Feitosa elencou alguns dos eventos e seus impactos:

  • junho de 2023 – fortes chuvas com rajadas de mais de 70 km/h atingiram o Rio Grande do Sul, afetando o fornecimento de energia para mais de 170 mil clientes;
  • julho de 2023 – um ciclone extratropical deixou sem energia 900 mil unidades consumidoras no Rio Grande do Sul, 400 mil em Santa Catarina e 1,3 milhão no Paraná;
  • novembro de 2023 – tempestade em São Paulo interrompeu o serviço de eletricidade para mais de 4 milhões de unidades consumidoras. No mesmo período, o Rio de Janeiro também enfrentou fortes chuvas, afetando 1,3 milhão de consumidores;
  • janeiro de 2024 – chuvas fortes e rajadas de vento acima de 90 km/h causaram a interrupção do serviço de energia em 300 mil unidades em São Paulo e Rio de Janeiro e 100 mil no Rio Grande do Sul.
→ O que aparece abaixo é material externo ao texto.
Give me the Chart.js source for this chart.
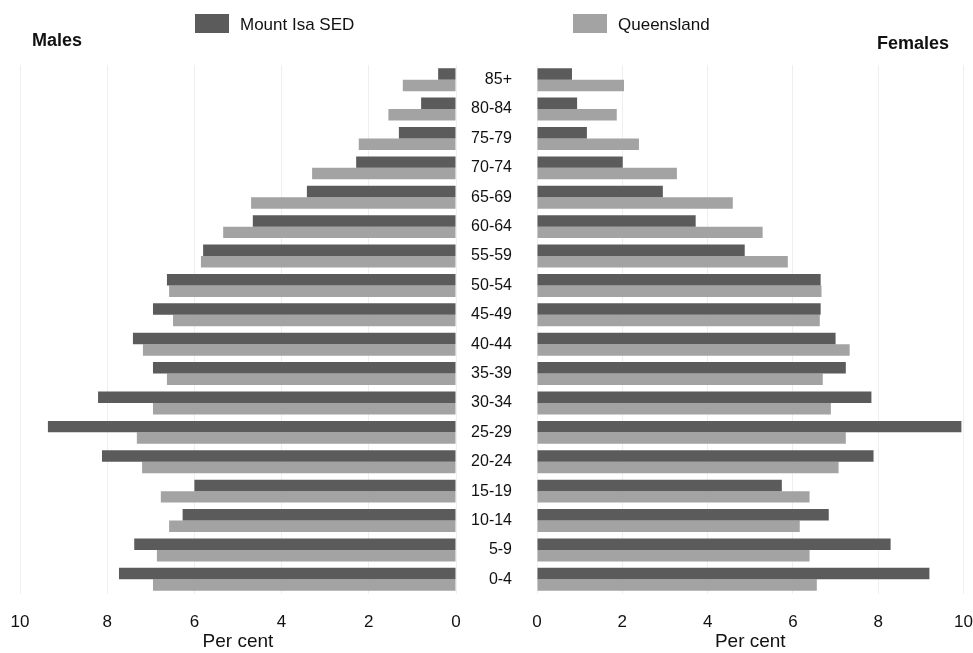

“Isso mostra que temos um problema que não é só das empresas distribuidoras ou transmissoras. Em eventos dessa magnitude, as distribuidoras e transmissoras não têm condições para responder à altura. Por essa razão clamamos pelo apoio de todos os entes federados”, disse Sandoval Feitosa.

O diretor da Aneel destacou que cada Estado e concessão tem uma realidade diferente e que o foco do setor nesses eventos é restabelecer o serviço. Mas é necessário avançar. “Precisamos melhorar os sistemas de previsão, os protocolos de resposta e a interlocução com o poder público. É indissociável a integração e participação dos governos estaduais e das prefeituras no enfrentamento desse desafio.”
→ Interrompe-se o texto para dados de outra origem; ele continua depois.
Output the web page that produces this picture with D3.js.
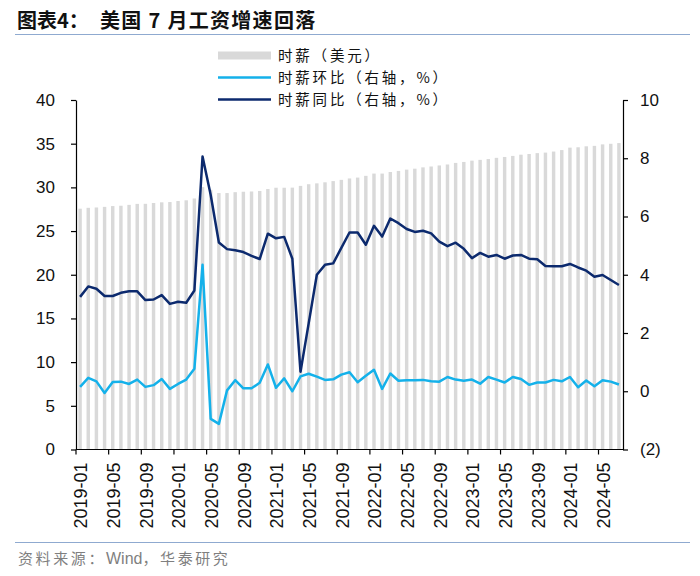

Marcos Madureira, presidente da Abradee (Associação Brasileira de Distribuidores de Energia Elétrica), afirmou que os indicadores de frequência e tempo de interrupção do serviço de energia estão em queda nos últimos anos no Brasil porque o setor soube se adaptar aos eventos que ele chama de “condições normais”. Agora, a realidade é outra.

“Estamos falando agora de eventos extremos, que estão mais frequentes e têm maior poder de destruição. As distribuidoras estão fazendo seu trabalho. Cada uma tem agregado novas maneiras de projetar e operar suas redes e identificar a forma mais rápida para voltar a energia. Nosso trabalho é acelerar isso e ter um movimento conjunto, disse.

MELHORIAS EM REDES

Madureira cita, além da maior capacidade de previsão e reação, a necessidade de ter redes mais resilientes. Ele afirma que não se deve desconsiderar o uso de redes subterrâneas em algumas regiões onde for viável, mas lembra que esse modelo é mais caro e impactaria as tarifas. “É preciso debater isso. Ver como e quanto custa”.

Investir para transformar as torres, postes e redes áreas mais resistentes ao poder dos ventos é outra medida considerada essencial. No entanto, não se sabe ao certo o quão eficiente seria esse investimento. No segmento de linhas de transmissão, por exemplo, o nível de exigência das torres já está maior, mas ainda assim há episódios graves.

“Antes da vigência da atual regulamentação da transmissão, fazíamos projetos de torres para suportar ventos de 112 km/h. E vimos torres caindo com ventos de 150 km/h. Alteramos os projetos para suportar pressão de ventos de 173 km/h. Ainda assim, caíram torres por causa dos ventos acima disso”, afirmou Mário Miranda, presidente da Abrate (Associação Brasileira das Empresas de Transmissão de Energia Elétrica).

Miranda citou o exemplo de uma transmissora na região Sul do país –que, em 10 anos, registrou 35 ocorrências com 134 torres caídas por eventos climáticos. Também destacou que outro grande desafio para o segmento são as queimadas, que ainda atingem as redes mesmo com trabalhos de prevenção na faixa de domínio dos linhões.

Segundo Christiano Vieira da Silva, diretor de Operação do ONS (Operador Nacional do Sistema Elétrico), esses eventos exigem uma “mudança na forma de programar o sistema e maior flexibilidade” para que seja possível continuar atendendo à demanda com segurança mesmo com o impacto dos eventos em ativos que afetem a capacidade de escoamento.